Los hijos han cambiado radicalmente su posición dentro de la familia. A lo largo de la historia, eran poco más que adultos bajitos, a los que se trataba con dureza y a menudo también con desprecio. En la Edad Media, ni siquiera pasaban de ser simples «inferiores» sometidos a una implacable ley de supervivencia de los más fuertes. De ahí al trato mimado y consentido que reciben desde hace unas cuantas décadas hay un salto copernicano que ha supuesto una verdadera vuelta de tuerca en las familias, y por ende en toda la sociedad. Parece que psicólogos y educadores observan con preocupación cómo va aumentando el maltrato familiar: los hijos que agreden a sus padres cometen el delito que más crece entre la maltrecha clase media española. Antaño se decía «es más feo que pegarle a un padre». Hogaño, lo que resulta imperdonable es llamar «feo» a alguien o algo, persona o cosa, pues se considera políticamente inaceptable. Sin embargo, pegar a los padres va afianzándose como actividad con futuro...

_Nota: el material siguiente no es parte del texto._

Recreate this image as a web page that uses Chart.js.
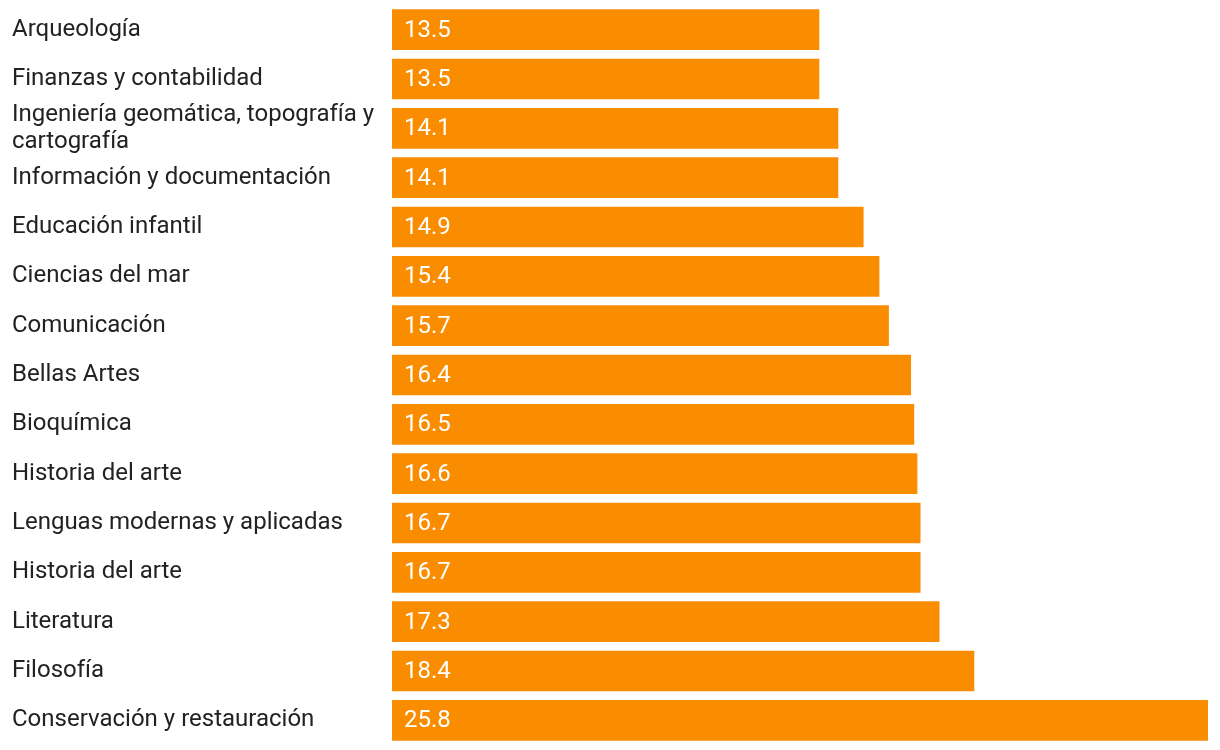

Decía Cervantes que «a los padres toca encaminar a los hijos desde pequeños por los pasos de la virtud, de la buena crianza y de las buenas y cristianas costumbres para que, cuando grandes, sean báculo de la vejez de sus padres y gloria de su posteridad», y Rabelais aseguraba que el niño no es un vaso que llenar, sino un fuego que encender. Lo que pasa con esos hijos bárbaros, acémilas, que pegan a sus padres, es que quizás se han convertido en el reflejo de unos mayores que no han sabido ponerles límites, aterrados por una falaz idea de «lo correcto», y han desertado de adiestrarlos delegando en la escuela –que además se ha demostrado fallida– el trabajo de educación (que no de instrucción) que debían hacer ellos mismos.